Sarajah, fourth son, mentions wife Hannah in a will and children: Thomas, Sarajah who was an enlisted man in the colonial military forces in 1758. He was a mason by trade.
The records of Joseph, first son of William, and Micajah, the second son, are very fragmentary. Nothing is known of Lois and Hannah and Jean other than the mere mention that they were daughters of William. Nevertheless, all of the above names occur and re-occur in following generations of Bunns scattered widely over America.
But Ruben4 (Reuben) is the direct ancestor of Southern Illinois Bunns to whom is given special emphasis in this study. Ruben Bunn4 (William3, Matthew2, Matthew1) was born at Woodbridge, New Jersey, about 1723. He probably resided in Dutchess County, New York, about 1750 according to Charles N. French, research genealogist. William Benton Bunn, Sr.8, father of the writer of this discourse, remembered a traditional story that either his great grandfather or great-great-grandfather's name was Ruben (Reuben). this fact has been cleared that Reuben4 was his great-great-grandfather. Reuben4 married Rachel place, June 19, 1744, in Woodbridge, New Jersey. Benjamin5, William and Reuben are known to have been born to this union. Names of other children, if any, are not definitely known. However, one John Bunn was an enlisted man in Dutchess County, New York, militia under Col. Morris Graham, in the Revolution. Joshua Bunn and Barnes Bunn were enlisted men of Col. John Lamb's Artillery, second regiment in the Revolution. These may have been sons of Reuben. On the other hand, they or some of them may have been nephews of Reuben. Barnes Bunn is shown by Stryker /6 to have also served in New Jersey. He was wounded in the Battle of Quebec. Finally reports disclose that he was transferred by the pension department from Sussex County, New Jersey, to Montgomery County, Indiana, in 1832.
However, the Revolutionary War record of William, son of Reuben4 has been discovered.

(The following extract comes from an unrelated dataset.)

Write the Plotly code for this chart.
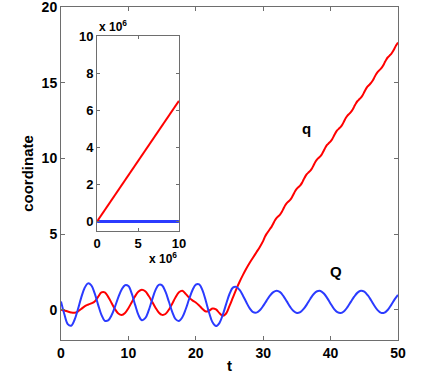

The following is a facsimile of the item proving the fact found on page 809, Volume II - Massachusetts Soldiers and Sailors.
The above William Bunn, born at Rahway or Woodbridge, N.J., served three years in the Revolutionary War. After being mustered out, he returned to East New Jersey. Later, perhaps about 1798, he removed to Satilla, Pennsylvania. His wife was Ann Jaques. They were buried at Satilla, Pa.